L’applicazione della sanzione e l’impugnativa

Per l’applicazione della sanzione, che deve essere tempestiva, non è richiesta la forma scritta, che tuttavia si può ritenere sia sancita come un prolungamento della forma scritta previ­sta per la contestazione.

Anche nel caso di accertamento dell’infrazione il datore potrebbe decidere di non procede­re all’applicazione della sanzione per ragioni di opportunità relative alla gestione di personale; in caso di tolleranza di determinati comportamenti l’esercizio del potere disciplinare, sempre possibile, deve avvenire gra­dualmente, fino a riabituare i dipendenti alla correttezza dei comporta­menti.

L’impugnativa stragiudiziaria e sospensione della sanzione. Il provve­dimento disciplinare può essere impugnato dal lavoratore attraverso la ri­chiesta all’ufficio provinciale del lavoro della costituzione di una collegio di conciliazione ed arbitrato, con l’indicazione del proprio rappresentan­te. La richiesta della costituzione del collegio, che deve avvenire nei 20 giorni dalla comunicazione del provvedimento sanzionatorio, sospende l’efficacia dello stesso provvedimento.

Le scelte del datore e le conseguenze. Il direttore dell’ufficio invita il datore a nominare il proprio rappresentante; se il datore non lo nomina nei 10 giorni o non ricorre entro tale termine all’autorità giudiziaria la san­zione perde definitivamente efficacia. Se il datore designa il proprio rappresentan­te si costituisce il collegio di conciliazione e di arbitrato con la designazio­ne del presidente di comune accordo o, in mancanza, mediante nomina da parte del direttore dell’ufficio del lavoro.
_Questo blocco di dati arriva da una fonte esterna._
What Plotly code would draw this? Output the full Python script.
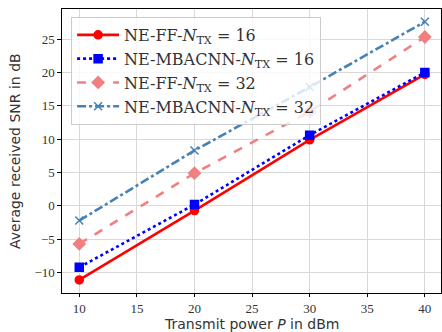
import plotly.graph_objects as go

power_dbm = [10, 20, 30, 40]
ff_16 = [-11.1, -0.7, 9.9, 19.7]
mbacnn_16 = [-9.2, 0.2, 10.6, 20.0]
ff_32 = [-5.7, 4.9, 14.1, 25.3]
mbacnn_32 = [-2.2, 8.3, 17.8, 27.6]

names = [
    "NE-FF-<i>N</i><sub>TX</sub> = 16",
    "NE-MBACNN-<i>N</i><sub>TX</sub> = 16",
    "NE-FF-<i>N</i><sub>TX</sub> = 32",
    "NE-MBACNN-<i>N</i><sub>TX</sub> = 32",
]
series = [ff_16, mbacnn_16, ff_32, mbacnn_32]
colors = ["#ff0000", "#0000ff", "#f08080", "#4682b4"]
dashes = ["solid", "dot", "dash", "dashdot"]
symbols = ["circle", "square", "diamond", "x-thin"]
sizes = [8, 8, 9, 8]

fig = go.Figure()
for n, s, c, d, sym, sz in zip(names, series, colors, dashes, symbols, sizes):
    fig.add_trace(go.Scatter(
        x=power_dbm, y=s, name=n, mode="lines+markers",
        line=dict(color=c, width=2.6, dash=d),
        marker=dict(color=c, symbol=sym, size=sz,
                    line=dict(color=c, width=1.5)),
    ))

serif_legend = "DejaVu Serif"
serif = "Liberation Serif"
sans = "DejaVu Sans"

fig.update_layout(
    width=442, height=332,
    margin=dict(l=62, r=1, t=9, b=39, autoexpand=False),
    plot_bgcolor="white", paper_bgcolor="white",
    showlegend=True,
    legend=dict(
        x=0.024, y=0.972, xanchor="left", yanchor="top",
        bgcolor="rgba(255,255,255,0.8)", bordercolor="#cccccc", borderwidth=1,
        font=dict(family=serif_legend, size=16, color="#333333"),
        itemwidth=42, tracegroupgap=0,
    ),
    xaxis=dict(
        range=[8.5, 41.4], tickvals=[10, 15, 20, 25, 30, 35, 40],
        showgrid=True, gridcolor="#d9d9d9", gridwidth=1,
        showline=True, linecolor="black", linewidth=1.2, mirror=True,
        ticks="outside", ticklen=3, tickcolor="black",
        tickfont=dict(family=serif, size=13, color="#333333"),
        automargin=False, zeroline=False,
    ),
    yaxis=dict(
        range=[-13.05, 29.5], tickvals=[-10, -5, 0, 5, 10, 15, 20, 25],
        showgrid=True, gridcolor="#d9d9d9", gridwidth=1,
        showline=True, linecolor="black", linewidth=1.2, mirror=True,
        ticks="outside", ticklen=3.5, tickcolor="black",
        tickfont=dict(family=serif, size=13, color="#333333"),
        automargin=False, zeroline=False,
    ),
    annotations=[
        dict(text="Transmit power <i>P</i> in dBm", xref="paper", yref="paper",
             x=0.5, y=-0.109, xanchor="center", yanchor="middle",
             showarrow=False, font=dict(family=sans, size=14, color="#333333")),
        dict(text="Average received SNR in dB", xref="paper", yref="paper",
             x=-0.124, y=0.5, xanchor="center", yanchor="middle", textangle=-90,
             showarrow=False, font=dict(family=sans, size=14, color="#333333")),
    ],
)

fig.write_html("out.html", config={"displayModeBar": False})
with open("out.html", encoding="utf-8") as f:
    html = f.read()
html = html.replace("<body>", '<body style="margin:0;padding:0;overflow:hidden">', 1)
with open("out.html", "w", encoding="utf-8") as f:
    f.write(html)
L’alternativa del ricorso al giudice. Anche il lavoratore potrebbe rivolgersi direttamente al giudice del lavoro senza la procedura di conciliazione e di arbitrato; in tal caso, tuttavia, l’ef­ficacia del provvedimento sanzionatorio non viene sospesa. Ciò significa una preferenza dell’ ordinamento per le procedure stagiudiziarie di risolu­zione delle controversie.